▶ INSTRUCTIONS TO FOLLOW
Your task is to print the material below exactly as presented.

════

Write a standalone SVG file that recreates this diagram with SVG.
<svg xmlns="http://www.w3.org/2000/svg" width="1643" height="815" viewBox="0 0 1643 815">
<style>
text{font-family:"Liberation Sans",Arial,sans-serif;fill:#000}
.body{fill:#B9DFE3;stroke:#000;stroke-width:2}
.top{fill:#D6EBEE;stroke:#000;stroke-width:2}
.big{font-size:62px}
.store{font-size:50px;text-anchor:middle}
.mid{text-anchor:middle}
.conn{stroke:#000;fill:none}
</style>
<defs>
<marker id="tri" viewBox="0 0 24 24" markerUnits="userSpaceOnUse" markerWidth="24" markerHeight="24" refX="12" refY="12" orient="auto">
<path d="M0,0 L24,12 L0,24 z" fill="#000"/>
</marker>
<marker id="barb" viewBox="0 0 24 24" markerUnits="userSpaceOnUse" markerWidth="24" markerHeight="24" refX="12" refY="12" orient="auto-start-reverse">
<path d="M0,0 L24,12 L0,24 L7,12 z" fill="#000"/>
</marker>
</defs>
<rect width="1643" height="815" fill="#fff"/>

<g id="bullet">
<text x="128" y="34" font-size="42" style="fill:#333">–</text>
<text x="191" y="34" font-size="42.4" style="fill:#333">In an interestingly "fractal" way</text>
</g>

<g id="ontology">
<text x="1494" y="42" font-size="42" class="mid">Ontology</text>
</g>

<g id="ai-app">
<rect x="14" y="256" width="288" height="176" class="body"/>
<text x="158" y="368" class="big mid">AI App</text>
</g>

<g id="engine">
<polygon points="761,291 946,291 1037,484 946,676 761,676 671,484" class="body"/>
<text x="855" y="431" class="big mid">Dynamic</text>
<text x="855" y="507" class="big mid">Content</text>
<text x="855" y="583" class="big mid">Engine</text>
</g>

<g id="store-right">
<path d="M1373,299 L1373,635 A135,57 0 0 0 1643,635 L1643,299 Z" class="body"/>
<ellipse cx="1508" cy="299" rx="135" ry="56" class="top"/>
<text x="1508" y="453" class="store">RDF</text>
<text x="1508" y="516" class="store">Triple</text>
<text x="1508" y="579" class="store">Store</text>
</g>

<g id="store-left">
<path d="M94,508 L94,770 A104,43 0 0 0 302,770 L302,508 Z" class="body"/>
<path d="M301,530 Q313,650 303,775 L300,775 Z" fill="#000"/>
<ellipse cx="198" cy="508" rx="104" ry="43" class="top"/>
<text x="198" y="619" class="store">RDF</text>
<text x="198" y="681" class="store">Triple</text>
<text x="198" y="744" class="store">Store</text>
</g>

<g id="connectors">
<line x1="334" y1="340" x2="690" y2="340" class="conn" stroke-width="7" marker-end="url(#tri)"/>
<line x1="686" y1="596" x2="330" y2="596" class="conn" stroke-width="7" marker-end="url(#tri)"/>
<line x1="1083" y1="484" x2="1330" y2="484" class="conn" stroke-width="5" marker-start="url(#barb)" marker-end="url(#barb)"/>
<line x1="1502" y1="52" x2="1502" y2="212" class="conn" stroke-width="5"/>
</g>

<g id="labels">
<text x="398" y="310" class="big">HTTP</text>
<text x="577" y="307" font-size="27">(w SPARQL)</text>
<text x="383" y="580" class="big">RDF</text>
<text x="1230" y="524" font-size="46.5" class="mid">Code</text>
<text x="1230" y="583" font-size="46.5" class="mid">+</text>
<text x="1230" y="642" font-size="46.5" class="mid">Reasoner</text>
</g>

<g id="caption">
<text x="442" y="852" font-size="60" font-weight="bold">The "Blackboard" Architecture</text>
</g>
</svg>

════

▶ TASK SOLUTION
Write a standalone SVG file that recreates this diagram with SVG.
<svg xmlns="http://www.w3.org/2000/svg" width="1643" height="815" viewBox="0 0 1643 815">
<style>
text{font-family:"Liberation Sans",Arial,sans-serif;fill:#000}
.body{fill:#B9DFE3;stroke:#000;stroke-width:2}
.top{fill:#D6EBEE;stroke:#000;stroke-width:2}
.big{font-size:62px}
.store{font-size:50px;text-anchor:middle}
.mid{text-anchor:middle}
.conn{stroke:#000;fill:none}
</style>
<defs>
<marker id="tri" viewBox="0 0 24 24" markerUnits="userSpaceOnUse" markerWidth="24" markerHeight="24" refX="12" refY="12" orient="auto">
<path d="M0,0 L24,12 L0,24 z" fill="#000"/>
</marker>
<marker id="barb" viewBox="0 0 24 24" markerUnits="userSpaceOnUse" markerWidth="24" markerHeight="24" refX="12" refY="12" orient="auto-start-reverse">
<path d="M0,0 L24,12 L0,24 L7,12 z" fill="#000"/>
</marker>
</defs>
<rect width="1643" height="815" fill="#fff"/>

<g id="bullet">
<text x="128" y="34" font-size="42" style="fill:#333">–</text>
<text x="191" y="34" font-size="42.4" style="fill:#333">In an interestingly "fractal" way</text>
</g>

<g id="ontology">
<text x="1494" y="42" font-size="42" class="mid">Ontology</text>
</g>

<g id="ai-app">
<rect x="14" y="256" width="288" height="176" class="body"/>
<text x="158" y="368" class="big mid">AI App</text>
</g>

<g id="engine">
<polygon points="761,291 946,291 1037,484 946,676 761,676 671,484" class="body"/>
<text x="855" y="431" class="big mid">Dynamic</text>
<text x="855" y="507" class="big mid">Content</text>
<text x="855" y="583" class="big mid">Engine</text>
</g>

<g id="store-right">
<path d="M1373,299 L1373,635 A135,57 0 0 0 1643,635 L1643,299 Z" class="body"/>
<ellipse cx="1508" cy="299" rx="135" ry="56" class="top"/>
<text x="1508" y="453" class="store">RDF</text>
<text x="1508" y="516" class="store">Triple</text>
<text x="1508" y="579" class="store">Store</text>
</g>

<g id="store-left">
<path d="M94,508 L94,770 A104,43 0 0 0 302,770 L302,508 Z" class="body"/>
<path d="M301,530 Q313,650 303,775 L300,775 Z" fill="#000"/>
<ellipse cx="198" cy="508" rx="104" ry="43" class="top"/>
<text x="198" y="619" class="store">RDF</text>
<text x="198" y="681" class="store">Triple</text>
<text x="198" y="744" class="store">Store</text>
</g>

<g id="connectors">
<line x1="334" y1="340" x2="690" y2="340" class="conn" stroke-width="7" marker-end="url(#tri)"/>
<line x1="686" y1="596" x2="330" y2="596" class="conn" stroke-width="7" marker-end="url(#tri)"/>
<line x1="1083" y1="484" x2="1330" y2="484" class="conn" stroke-width="5" marker-start="url(#barb)" marker-end="url(#barb)"/>
<line x1="1502" y1="52" x2="1502" y2="212" class="conn" stroke-width="5"/>
</g>

<g id="labels">
<text x="398" y="310" class="big">HTTP</text>
<text x="577" y="307" font-size="27">(w SPARQL)</text>
<text x="383" y="580" class="big">RDF</text>
<text x="1230" y="524" font-size="46.5" class="mid">Code</text>
<text x="1230" y="583" font-size="46.5" class="mid">+</text>
<text x="1230" y="642" font-size="46.5" class="mid">Reasoner</text>
</g>

<g id="caption">
<text x="442" y="852" font-size="60" font-weight="bold">The "Blackboard" Architecture</text>
</g>
</svg>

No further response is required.